Em cima do descanso, chegaria uma oportunidade de ouro para a Dinamarca. A Alemanha parecia presa nos ecos da tempestade, no medo do regresso da crise, nos traumas do passado recente. Musiala, que fez um primeiro tempo de pouca inspiração, perdeu a bola para Delaney, o médio que assumiu a titularidade devido ao castigo de Hjulmand.
Contra-atacando rapidamente, Delaney descobriu Eriksen, Eriksen devolveu a Delaney e o lance chegou a Højlund. Isolado contra Neuer, o veloz mas algo nervoso e pouco clínico dianteiro não conseguiu marcar.
O intervalo que levou à mudança de lados das equipas em campo — é preciso descrevê-lo assim, tal foi a quantidade de pausas que houve — chegava cheio de avisos para a mannschaft.
Os avisos estiveram quase a ser castigo real aos 48'. Estiveram a milímetros, os milímetros que tiraram o 1-0 a Andersen. Os milímetros que quase pareceram empurrar o braço do central para o cruzamento de Raum. Do 1-0 de Andersen para a Dinamarca para o 1-0 de Havertz para a Alemanha devido a mão de Andersen.
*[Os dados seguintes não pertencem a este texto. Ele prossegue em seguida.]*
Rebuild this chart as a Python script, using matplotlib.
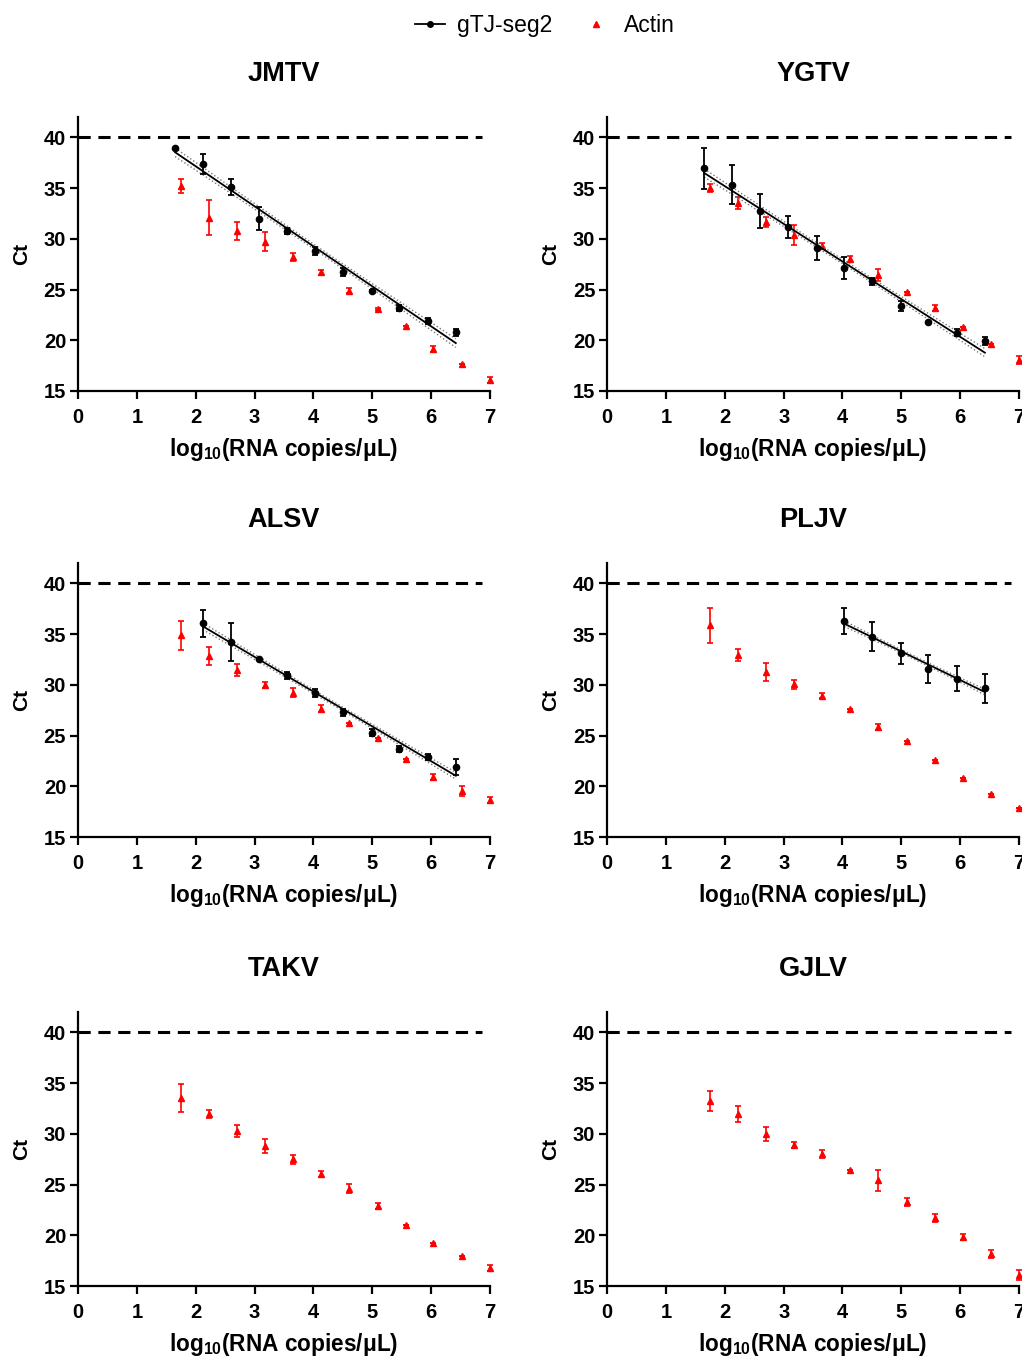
import matplotlib
matplotlib.use("Agg")
import matplotlib.pyplot as plt
from matplotlib.lines import Line2D
import numpy as np

# ─────────────────────────────────────────
# data
# ─────────────────────────────────────────
X_GTJ = [1.65, 2.12, 2.60, 3.08, 3.56, 4.03, 4.51, 4.99, 5.46, 5.94, 6.42]
X_ACT = [1.75, 2.23, 2.70, 3.18, 3.66, 4.13, 4.61, 5.09, 5.57, 6.04, 6.52, 7.00]

VIRUSES = ["JMTV", "YGTV", "ALSV", "PLJV", "TAKV", "GJLV"]

jmtv_gtj     = [38.98, 37.37, 35.10, 31.98, 30.80, 28.77, 26.70, 24.90, 23.18, 21.87, 20.80]
jmtv_gtj_err = [0.00, 1.00, 0.75, 1.15, 0.30, 0.40, 0.40, 0.10, 0.25, 0.30, 0.35]
jmtv_act     = [35.20, 32.08, 30.80, 29.70, 28.20, 26.70, 24.90, 23.10, 21.40, 19.17, 17.66, 16.10]
jmtv_act_err = [0.70, 1.70, 0.90, 0.95, 0.40, 0.25, 0.25, 0.10, 0.00, 0.30, 0.00, 0.30]

ygtv_gtj     = [36.95, 35.34, 32.74, 31.13, 29.06, 27.12, 25.80, 23.38, 21.80, 20.75, 19.96]
ygtv_gtj_err = [2.00, 1.95, 1.65, 1.10, 1.20, 1.10, 0.35, 0.45, 0.00, 0.35, 0.40]
ygtv_act     = [35.04, 33.50, 31.69, 30.40, 29.29, 28.04, 26.40, 24.79, 23.15, 21.34, 19.60, 18.06]
ygtv_act_err = [0.40, 0.60, 0.50, 1.00, 0.30, 0.30, 0.60, 0.00, 0.30, 0.00, 0.00, 0.40]

alsv_gtj     = [36.05, 34.21, 32.57, 30.92, 29.21, 27.30, 25.26, 23.68, 22.90, 21.90]
alsv_gtj_err = [1.35, 1.85, 0.00, 0.30, 0.40, 0.35, 0.35, 0.30, 0.30, 0.80]
alsv_act     = [34.87, 32.86, 31.45, 30.00, 29.24, 27.63, 26.25, 24.77, 22.66, 20.89, 19.50, 18.62]
alsv_act_err = [1.45, 0.90, 0.60, 0.30, 0.40, 0.35, 0.00, 0.00, 0.00, 0.30, 0.50, 0.30]

pljv_gtj     = [36.28, 34.74, 33.09, 31.58, 30.60, 29.64]
pljv_gtj_err = [1.25, 1.40, 1.00, 1.40, 1.25, 1.40]
pljv_act     = [35.86, 32.96, 31.25, 30.03, 28.91, 27.66, 25.86, 24.47, 22.63, 20.79, 19.21, 17.86]
pljv_act_err = [1.75, 0.60, 0.90, 0.40, 0.25, 0.00, 0.30, 0.00, 0.00, 0.00, 0.00, 0.00]

takv_act     = [33.52, 31.94, 30.30, 28.82, 27.47, 26.02, 24.60, 22.93, 21.05, 19.21, 17.96, 16.80]
takv_act_err = [1.40, 0.40, 0.60, 0.70, 0.40, 0.30, 0.45, 0.30, 0.00, 0.00, 0.00, 0.30]

gjlv_act     = [33.26, 31.94, 30.00, 28.91, 28.03, 26.45, 25.40, 23.29, 21.68, 19.80, 18.13, 16.09]
gjlv_act_err = [1.00, 0.80, 0.70, 0.30, 0.40, 0.00, 1.00, 0.40, 0.40, 0.30, 0.40, 0.45]

GTJ = {
    "JMTV": (X_GTJ, jmtv_gtj, jmtv_gtj_err),
    "YGTV": (X_GTJ, ygtv_gtj, ygtv_gtj_err),
    "ALSV": (X_GTJ[1:], alsv_gtj, alsv_gtj_err),
    "PLJV": (X_GTJ[5:], pljv_gtj, pljv_gtj_err),
}
ACT = {
    "JMTV": (jmtv_act, jmtv_act_err),
    "YGTV": (ygtv_act, ygtv_act_err),
    "ALSV": (alsv_act, alsv_act_err),
    "PLJV": (pljv_act, pljv_act_err),
    "TAKV": (takv_act, takv_act_err),
    "GJLV": (gjlv_act, gjlv_act_err),
}

CUTOFF = 40
T95 = 2.05
N_REP = 3   # triplicate wells per dilution

# ─────────────────────────────────────────
# style
# ─────────────────────────────────────────
plt.rcParams.update({
    "font.family":        ["Liberation Sans", "DejaVu Sans"],
    "font.size":          14,
    "font.weight":        "bold",
    "axes.linewidth":     1.6,
    "xtick.major.width":  1.6,
    "ytick.major.width":  1.6,
    "xtick.major.size":   5.5,
    "ytick.major.size":   5.5,
    "xtick.direction":    "out",
    "ytick.direction":    "out",
    "mathtext.fontset":   "custom",
    "mathtext.bf":        "Liberation Sans:bold",
    "mathtext.rm":        "Liberation Sans:bold",
})

fig = plt.figure(figsize=(10.22, 13.59), dpi=100)

LEFTS   = [0.0763, 0.594]
BOTTOMS = [0.7123, 0.3841, 0.0537]
W, H    = 0.4031, 0.2016

for i, name in enumerate(VIRUSES):
    ax = fig.add_axes([LEFTS[i % 2], BOTTOMS[i // 2], W, H])

    # ── cutoff ──
    ax.plot([0, 6.87], [CUTOFF, CUTOFF], ls=(0, (4, 2.5)), color="black", lw=2.2)

    # ── Actin ──
    act, act_err = ACT[name]
    ax.errorbar(X_ACT, act, yerr=act_err, fmt="^", color="red", ms=5,
                elinewidth=1.2, capsize=2.5, capthick=1.2, clip_on=False, zorder=3)

    # ── gTJ-seg2 + linear fit with 95% band ──
    if name in GTJ:
        x, y, e = (np.array(v, dtype=float) for v in GTJ[name])
        slope, icpt = np.polyfit(x, y, 1)
        xx = np.linspace(x.min(), x.max(), 100)
        yy = slope * xx + icpt
        n = len(x)
        s = np.sqrt(np.sum((y - (slope * x + icpt)) ** 2) / (n - 2))
        sxx = np.sum((x - x.mean()) ** 2)
        band = T95 * s * np.sqrt(1 / (N_REP * n) + (xx - x.mean()) ** 2 / (N_REP * sxx))
        ax.plot(xx, yy, color="black", lw=1.3, zorder=4)
        ax.plot(xx, yy + band, color="#777777", lw=1.0, ls=":", zorder=4)
        ax.plot(xx, yy - band, color="#777777", lw=1.0, ls=":", zorder=4)
        ax.errorbar(x, y, yerr=e, fmt="o", color="black", ms=4.5,
                    elinewidth=1.3, capsize=2.5, capthick=1.3, zorder=5)

    # ── axes ──
    ax.set_xlim(0, 7)
    ax.set_ylim(15, 42)
    ax.set_xticks(range(0, 8))
    ax.set_yticks([15, 20, 25, 30, 35, 40])
    ax.tick_params(labelsize=14.5)
    ax.tick_params(axis="x", pad=7)
    ax.tick_params(axis="y", pad=3)
    for lab in ax.get_xticklabels() + ax.get_yticklabels():
        lab.set_fontweight("bold")
    ax.spines["top"].set_visible(False)
    ax.spines["right"].set_visible(False)

    ax.set_title(name, fontsize=19.5, fontweight="bold", pad=26)
    ax.set_ylabel("Ct", fontsize=15, fontweight="bold", labelpad=9)
    ax.set_xlabel(r"log$_{\mathbf{10}}$(RNA copies/μL)", fontsize=16.3,
                  fontweight="bold", labelpad=6)

# ── legend ──
handles = [
    Line2D([], [], color="black", lw=1.3, marker="o", ms=4),
    Line2D([], [], color="red", lw=0, marker="^", ms=4.5),
]
fig.legend(handles, ["gTJ-seg2", "Actin"], loc="upper center",
           bbox_to_anchor=(0.533, 1.0), ncol=2, frameon=False,
           prop={"size": 16.5, "weight": "normal"}, handlelength=1.3,
           handletextpad=0.55, columnspacing=1.25, borderaxespad=0.2)

fig.savefig("out.png", dpi=100, facecolor="white")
Em vantagem, a equipa de Nagelsmann explorou os espaços que a lenta defesa adversária foi deixando. Havertz, por duas vezes, desperdiçou o bis.
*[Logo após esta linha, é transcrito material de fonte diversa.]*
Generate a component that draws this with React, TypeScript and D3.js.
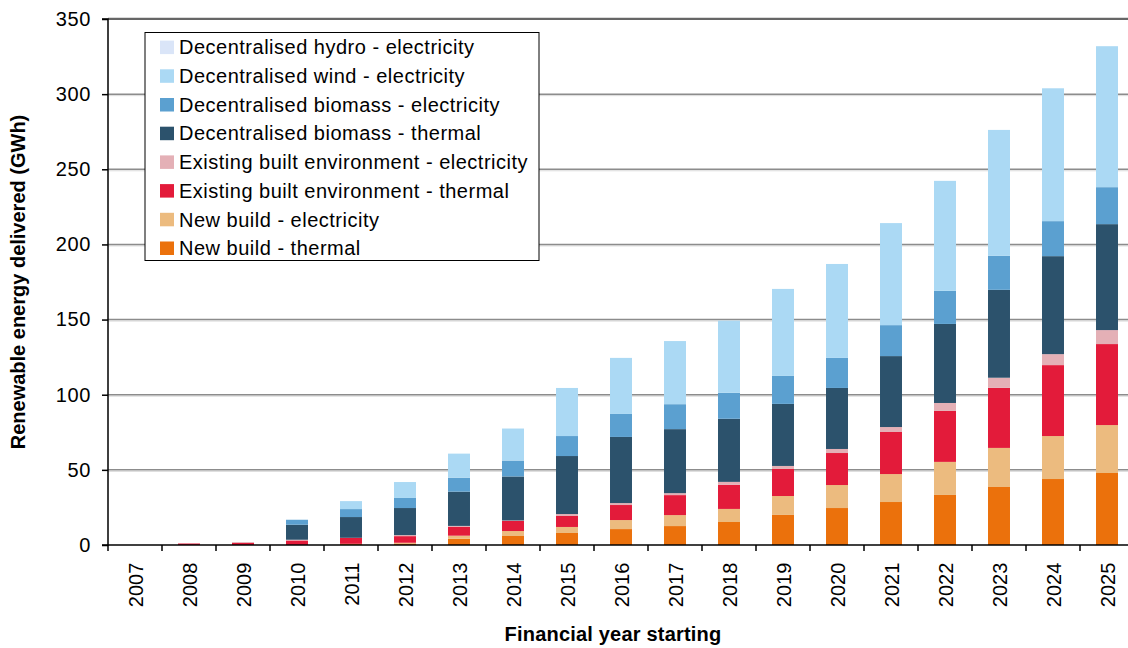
import React, { useEffect, useRef } from 'react';
import * as d3 from 'd3';

const years = ['2007', '2008', '2009', '2010', '2011', '2012', '2013', '2014', '2015', '2016', '2017', '2018', '2019', '2020', '2021', '2022', '2023', '2024', '2025'];

const newBuildThermal = [0, 0, 0, 0, 0.8, 1, 4.2, 6, 8, 10.6, 12.6, 15.3, 20, 24.6, 28.6, 33.3, 38.6, 43.9, 47.9];
const newBuildElec = [0, 0, 0, 0, 0, 0.5, 2, 3.3, 4, 6, 7.3, 8.7, 12.6, 15.3, 18.6, 22, 26, 28.6, 31.9];
const existingThermal = [0, 1, 1.5, 3, 4, 4.4, 5.8, 6.7, 7.3, 10, 13.3, 16, 18, 21.3, 28, 33.9, 40, 47.2, 53.9];
const existingElec = [0, 0, 0.5, 0.5, 0, 0.7, 0.7, 0.3, 1.3, 1.3, 1.3, 2, 2, 2.7, 3.3, 5.3, 6.7, 7.3, 9.3];
const biomassThermal = [0, 0, 0, 10, 13.8, 18, 22.8, 29.3, 38.6, 44, 42.6, 42, 41.3, 40.6, 47.2, 52.6, 58.5, 65.2, 70.5];
const biomassElec = [0, 0, 0, 3.3, 5.3, 6.7, 9.3, 10.6, 13.3, 15.3, 16.6, 17.3, 18.6, 20, 20.6, 22, 22.6, 23.3, 24.6];
const windElec = [0, 0, 0, 0, 5.3, 10.6, 16, 21.3, 32, 37.3, 42, 48, 57.9, 62.5, 67.9, 73.2, 83.8, 88.4, 93.8];
const hydroElec = [0, 0, 0, 0, 0, 0, 0, 0, 0, 0, 0, 0, 0, 0, 0, 0, 0, 0, 0];

const yTicks = [0, 50, 100, 150, 200, 250, 300, 350];

// stacking order bottom -> top
const series = [
  { name: 'New build - thermal', values: newBuildThermal, color: '#eb710c' },
  { name: 'New build - electricity', values: newBuildElec, color: '#ecbb7f' },
  { name: 'Existing built environment - thermal', values: existingThermal, color: '#e31b3a' },
  { name: 'Existing built environment - electricity', values: existingElec, color: '#e4b0b6' },
  { name: 'Decentralised biomass - thermal', values: biomassThermal, color: '#2c526c' },
  { name: 'Decentralised biomass - electricity', values: biomassElec, color: '#5ba0d0' },
  { name: 'Decentralised wind - electricity', values: windElec, color: '#abd9f4' },
  { name: 'Decentralised hydro - electricity', values: hydroElec, color: '#dae5f8' },
];

const App: React.FC = () => {
  const ref = useRef<SVGSVGElement | null>(null);

  useEffect(() => {
    if (!ref.current) return;
    const svg = d3.select(ref.current);
    svg.selectAll('*').remove();

    const width = 1128;
    const height = 648;
    const font = 'Arial, "Liberation Sans", sans-serif';
    const fs = 20;
    const margin = { left: 108, top: 19, bottom: 545 };

    const x = d3.scaleBand<string>().domain(years).range([margin.left, margin.left + 54 * years.length]).paddingInner(0.593).paddingOuter(0.2965);
    const y = d3.scaleLinear().domain([0, 350]).range([margin.bottom, margin.top]);

    svg.append('rect').attr('width', width).attr('height', height).attr('fill', '#fff');

    // gridlines
    const grid = svg.append('g');
    yTicks.filter((t) => t > 0).forEach((t) => {
      const top = t === 350;
      grid.append('line')
        .attr('x1', margin.left).attr('x2', width)
        .attr('y1', y(t) + (top ? -1.5 : 1.5)).attr('y2', y(t) + (top ? -1.5 : 1.5))
        .attr('stroke', '#dadada').attr('stroke-width', 1);
      grid.append('line')
        .attr('x1', margin.left).attr('x2', width)
        .attr('y1', y(t)).attr('y2', y(t))
        .attr('stroke', top ? '#333' : '#8c8c8c').attr('stroke-width', 1.5);
    });

    // stacked bars
    const table = years.map((yr, i) => {
      const row: Record<string, number | string> = { year: yr };
      series.forEach((s) => { row[s.name] = s.values[i]; });
      return row;
    });
    const stack = d3.stack<Record<string, number | string>>().keys(series.map((s) => s.name)).value((d, k) => d[k] as number);
    const layers = stack(table);

    svg.append('g').selectAll('g')
      .data(layers)
      .enter()
      .append('g')
      .attr('fill', (_, i) => series[i].color)
      .selectAll('rect')
      .data((d) => d)
      .enter()
      .append('rect')
      .attr('x', (d) => x(d.data.year as string)!)
      .attr('width', x.bandwidth())
      .attr('y', (d) => y(d[1]))
      .attr('height', (d) => Math.max(0, y(d[0]) - y(d[1])));

    // y axis
    const yAxis = d3.axisLeft(y).tickValues(yTicks).tickSize(6).tickPadding(11).tickFormat((d) => `${d}`);
    const yg = svg.append('g').attr('transform', `translate(${margin.left},0)`).call(yAxis);
    yg.select('.domain').attr('stroke', '#000').attr('stroke-width', 1.5).attr('d', `M-6,${margin.top}H0V${margin.bottom}H-6`);
    yg.selectAll('.tick line').attr('stroke', '#000').attr('stroke-width', 1.5);
    yg.selectAll('.tick text').attr('font-family', font).attr('font-size', fs).attr('letter-spacing', 0.6).attr('fill', '#000');

    // x axis
    const xg = svg.append('g').attr('transform', `translate(0,${margin.bottom})`);
    xg.append('line').attr('x1', margin.left).attr('x2', width).attr('y1', 0).attr('y2', 0)
      .attr('stroke', '#000').attr('stroke-width', 1.5);
    xg.selectAll('.xt')
      .data(years)
      .enter()
      .append('line')
      .attr('x1', (d) => x(d)! - x.step() * x.paddingOuter())
      .attr('x2', (d) => x(d)! - x.step() * x.paddingOuter())
      .attr('y1', 0).attr('y2', 6)
      .attr('stroke', '#000').attr('stroke-width', 1.5);
    xg.selectAll('.xl')
      .data(years)
      .enter()
      .append('text')
      .attr('transform', (d) => `translate(${x(d)! + x.bandwidth() / 2 + 7.5},17.7) rotate(-90)`)
      .attr('text-anchor', 'end')
      .attr('font-family', font).attr('font-size', fs).attr('fill', '#000')
      .text((d) => d);

    // axis titles
    svg.append('text')
      .attr('x', 613).attr('y', 641)
      .attr('text-anchor', 'middle')
      .attr('font-family', font).attr('font-size', fs).attr('font-weight', 'bold').attr('letter-spacing', 0.2)
      .text('Financial year starting');
    svg.append('text')
      .attr('transform', `translate(25,${(margin.top + margin.bottom) / 2}) rotate(-90)`)
      .attr('text-anchor', 'middle')
      .attr('font-family', font).attr('font-size', fs).attr('font-weight', 'bold')
      .text('Renewable energy delivered (GWh)');

    // legend
    const legend = svg.append('g');
    legend.append('rect')
      .attr('x', 145).attr('y', 32.5).attr('width', 394).attr('height', 228)
      .attr('fill', '#fff').attr('stroke', '#000').attr('stroke-width', 1);
    const legendItems = series.slice().reverse();
    legendItems.forEach((s, i) => {
      const cy = 47.3 + i * 28.7;
      legend.append('rect')
        .attr('x', 160).attr('y', cy - 6.7).attr('width', 14).attr('height', 13.5)
        .attr('fill', s.color);
      legend.append('text')
        .attr('x', 179).attr('y', cy + 7)
        .attr('font-family', font).attr('font-size', fs).attr('letter-spacing', 0.5).attr('fill', '#000')
        .text(s.name);
    });
  }, []);

  return (
    <svg ref={ref} width={1128} height={648} style={{ position: 'absolute', left: 0, top: 0 }} />
  );
};

export default App;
Do outro lado Højlund, voltou a desafiar Neuer. Voltou a perder. A eliminação da Dinamarca, entre milímetros e tempestades e o VAR, explica-se, também, pela falta de eficácia do ponta de lança.
Com muito espaço para explorar, o 2-0 chegou mesmo aos 68'. Musiala, numa noite de menor inspiração, correu para se isolar e sentenciar a noite.
Já com o céu limpo, já sem o rugido da tempestade, o jogo não terminaria sem mais protagonismo do VAR. Sem mais milímetros e intermitências, mais pausas e recomeços. Wirtz marcou, Michael Oliver levou a mão ao ouvido para saber o veredicto. Fora de jogo.
Kroos adiou a retirada por mais alguns dias. Nunca mais jogará no Westfalenstadion, uma das catedrais do jogo. O público despediu-se dele com um aplauso de homenagem. O sommermärchen que ainda não sabemos se é sommermärchen mas sabemos que tem chuva prossegue nos quartos de final.